The global chip shortage has spurred interest in ending U.S. dependence on foreign chipmakers. Despite broad agreement that the U.S. needs to re-shore manufacturing for critical applications by building new semiconductor fabrication plants (or “fabs”), this talent shortage is a vital (and arguably overlooked) issue that needs to be addressed.

To meet the capacity needs for only the critical semiconductor applications, the U.S. needs to add about 5.5% of the global production. This would mean about 18 to 20 fabs, and about 70,000 to 90,000 total fabs jobs. Rising to meet this opportunity would require the U.S. to increase its current workforce by about 50%. However, this current shortage of skilled staff threatens the ability of the U.S. to re-shore sufficient semiconductor manufacturing.

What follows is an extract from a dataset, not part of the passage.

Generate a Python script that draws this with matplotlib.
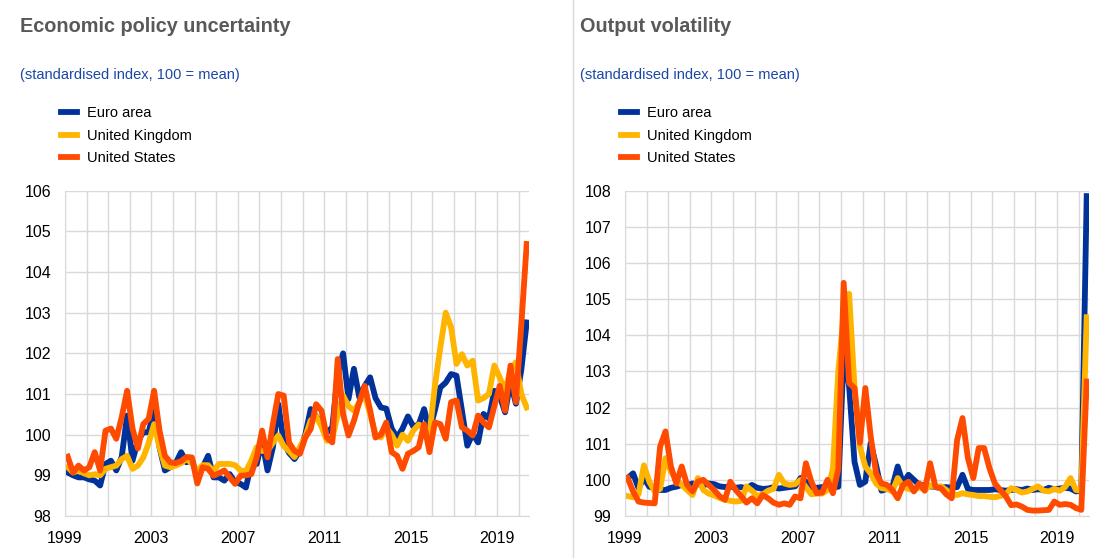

As it stands, three broad talent groups are needed to run a fabrication plant, including production engineering, logistics and support, and production operations. However, the skills of today likely won’t be the skillsets that will be required a decade from now due to the rapid adoption of automation, data analytics, and a need for greater agility. These innovations are increasing the need for new skills and capabilities.

There are two solutions to help overcome these talent challenges: upskill or reskill the current workforce and hire for potential.

Upskilling or reskilling helps to bridge the gap between skills that are declining in importance and those that are rising. The report helps to identify those that are in decline and the skills that are growing in importance. At the same time, it identifies skills adjacency, showing what staff could be retrained for roles expected to see greater demand. Upskilling helps transition those declining roles into alternate career paths. By examining adjacent skills and seeing how people can be upskilled and reskilled into new but similar roles, we can enable hiring for potential. This results in a much larger talent pool.